— START —
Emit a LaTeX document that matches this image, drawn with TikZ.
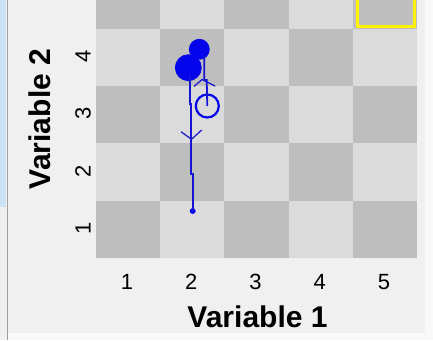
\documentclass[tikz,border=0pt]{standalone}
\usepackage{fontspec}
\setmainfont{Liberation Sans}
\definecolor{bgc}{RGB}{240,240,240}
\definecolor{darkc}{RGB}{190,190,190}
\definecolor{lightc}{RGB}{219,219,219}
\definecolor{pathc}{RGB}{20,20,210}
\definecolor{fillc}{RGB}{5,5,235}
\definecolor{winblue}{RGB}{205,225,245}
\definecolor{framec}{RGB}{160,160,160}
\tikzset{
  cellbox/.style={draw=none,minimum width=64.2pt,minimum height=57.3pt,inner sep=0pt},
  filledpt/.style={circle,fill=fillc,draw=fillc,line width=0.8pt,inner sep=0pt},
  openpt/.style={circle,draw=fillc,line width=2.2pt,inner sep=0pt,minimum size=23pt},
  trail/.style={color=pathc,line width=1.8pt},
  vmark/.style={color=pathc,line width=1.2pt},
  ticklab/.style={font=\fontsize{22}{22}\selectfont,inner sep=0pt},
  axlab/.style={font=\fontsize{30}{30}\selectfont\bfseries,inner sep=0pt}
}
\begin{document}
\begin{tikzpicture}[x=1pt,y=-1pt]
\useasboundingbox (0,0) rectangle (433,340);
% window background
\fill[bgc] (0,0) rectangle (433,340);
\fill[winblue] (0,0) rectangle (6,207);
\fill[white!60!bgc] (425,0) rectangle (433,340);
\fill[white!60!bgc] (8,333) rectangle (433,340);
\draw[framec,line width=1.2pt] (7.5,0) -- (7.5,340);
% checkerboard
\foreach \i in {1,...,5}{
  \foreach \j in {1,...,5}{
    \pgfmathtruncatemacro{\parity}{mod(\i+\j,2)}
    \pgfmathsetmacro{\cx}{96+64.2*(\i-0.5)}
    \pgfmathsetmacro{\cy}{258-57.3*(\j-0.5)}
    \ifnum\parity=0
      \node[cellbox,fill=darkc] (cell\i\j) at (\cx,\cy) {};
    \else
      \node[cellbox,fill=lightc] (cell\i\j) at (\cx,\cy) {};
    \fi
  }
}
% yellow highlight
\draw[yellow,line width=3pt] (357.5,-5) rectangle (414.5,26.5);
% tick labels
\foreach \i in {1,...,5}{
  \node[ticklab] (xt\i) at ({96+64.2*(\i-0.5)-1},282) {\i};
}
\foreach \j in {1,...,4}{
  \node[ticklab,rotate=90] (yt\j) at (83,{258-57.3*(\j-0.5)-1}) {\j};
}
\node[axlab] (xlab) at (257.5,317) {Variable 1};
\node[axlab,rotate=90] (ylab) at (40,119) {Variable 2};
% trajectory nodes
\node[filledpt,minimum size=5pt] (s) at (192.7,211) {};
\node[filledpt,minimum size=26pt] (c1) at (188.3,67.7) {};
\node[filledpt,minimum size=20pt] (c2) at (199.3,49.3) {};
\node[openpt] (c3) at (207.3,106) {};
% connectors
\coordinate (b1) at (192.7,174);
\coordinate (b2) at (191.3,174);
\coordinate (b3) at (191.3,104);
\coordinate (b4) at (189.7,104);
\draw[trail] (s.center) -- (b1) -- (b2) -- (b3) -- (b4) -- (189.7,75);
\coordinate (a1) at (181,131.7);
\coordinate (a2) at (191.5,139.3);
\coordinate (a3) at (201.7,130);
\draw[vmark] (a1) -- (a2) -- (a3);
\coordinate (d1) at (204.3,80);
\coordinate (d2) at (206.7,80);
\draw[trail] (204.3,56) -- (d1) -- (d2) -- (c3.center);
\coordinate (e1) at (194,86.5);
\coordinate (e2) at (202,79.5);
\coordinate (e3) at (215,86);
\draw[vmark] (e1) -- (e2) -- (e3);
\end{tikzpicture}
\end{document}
— END —
Exercise
Exactly as written, return every line of the listing, but not the pictures.

Reply to the exercise
Emit a LaTeX document that matches this image, drawn with TikZ.
\documentclass[tikz,border=0pt]{standalone}
\usepackage{fontspec}
\setmainfont{Liberation Sans}
\definecolor{bgc}{RGB}{240,240,240}
\definecolor{darkc}{RGB}{190,190,190}
\definecolor{lightc}{RGB}{219,219,219}
\definecolor{pathc}{RGB}{20,20,210}
\definecolor{fillc}{RGB}{5,5,235}
\definecolor{winblue}{RGB}{205,225,245}
\definecolor{framec}{RGB}{160,160,160}
\tikzset{
  cellbox/.style={draw=none,minimum width=64.2pt,minimum height=57.3pt,inner sep=0pt},
  filledpt/.style={circle,fill=fillc,draw=fillc,line width=0.8pt,inner sep=0pt},
  openpt/.style={circle,draw=fillc,line width=2.2pt,inner sep=0pt,minimum size=23pt},
  trail/.style={color=pathc,line width=1.8pt},
  vmark/.style={color=pathc,line width=1.2pt},
  ticklab/.style={font=\fontsize{22}{22}\selectfont,inner sep=0pt},
  axlab/.style={font=\fontsize{30}{30}\selectfont\bfseries,inner sep=0pt}
}
\begin{document}
\begin{tikzpicture}[x=1pt,y=-1pt]
\useasboundingbox (0,0) rectangle (433,340);
% window background
\fill[bgc] (0,0) rectangle (433,340);
\fill[winblue] (0,0) rectangle (6,207);
\fill[white!60!bgc] (425,0) rectangle (433,340);
\fill[white!60!bgc] (8,333) rectangle (433,340);
\draw[framec,line width=1.2pt] (7.5,0) -- (7.5,340);
% checkerboard
\foreach \i in {1,...,5}{
  \foreach \j in {1,...,5}{
    \pgfmathtruncatemacro{\parity}{mod(\i+\j,2)}
    \pgfmathsetmacro{\cx}{96+64.2*(\i-0.5)}
    \pgfmathsetmacro{\cy}{258-57.3*(\j-0.5)}
    \ifnum\parity=0
      \node[cellbox,fill=darkc] (cell\i\j) at (\cx,\cy) {};
    \else
      \node[cellbox,fill=lightc] (cell\i\j) at (\cx,\cy) {};
    \fi
  }
}
% yellow highlight
\draw[yellow,line width=3pt] (357.5,-5) rectangle (414.5,26.5);
% tick labels
\foreach \i in {1,...,5}{
  \node[ticklab] (xt\i) at ({96+64.2*(\i-0.5)-1},282) {\i};
}
\foreach \j in {1,...,4}{
  \node[ticklab,rotate=90] (yt\j) at (83,{258-57.3*(\j-0.5)-1}) {\j};
}
\node[axlab] (xlab) at (257.5,317) {Variable 1};
\node[axlab,rotate=90] (ylab) at (40,119) {Variable 2};
% trajectory nodes
\node[filledpt,minimum size=5pt] (s) at (192.7,211) {};
\node[filledpt,minimum size=26pt] (c1) at (188.3,67.7) {};
\node[filledpt,minimum size=20pt] (c2) at (199.3,49.3) {};
\node[openpt] (c3) at (207.3,106) {};
% connectors
\coordinate (b1) at (192.7,174);
\coordinate (b2) at (191.3,174);
\coordinate (b3) at (191.3,104);
\coordinate (b4) at (189.7,104);
\draw[trail] (s.center) -- (b1) -- (b2) -- (b3) -- (b4) -- (189.7,75);
\coordinate (a1) at (181,131.7);
\coordinate (a2) at (191.5,139.3);
\coordinate (a3) at (201.7,130);
\draw[vmark] (a1) -- (a2) -- (a3);
\coordinate (d1) at (204.3,80);
\coordinate (d2) at (206.7,80);
\draw[trail] (204.3,56) -- (d1) -- (d2) -- (c3.center);
\coordinate (e1) at (194,86.5);
\coordinate (e2) at (202,79.5);
\coordinate (e3) at (215,86);
\draw[vmark] (e1) -- (e2) -- (e3);
\end{tikzpicture}
\end{document}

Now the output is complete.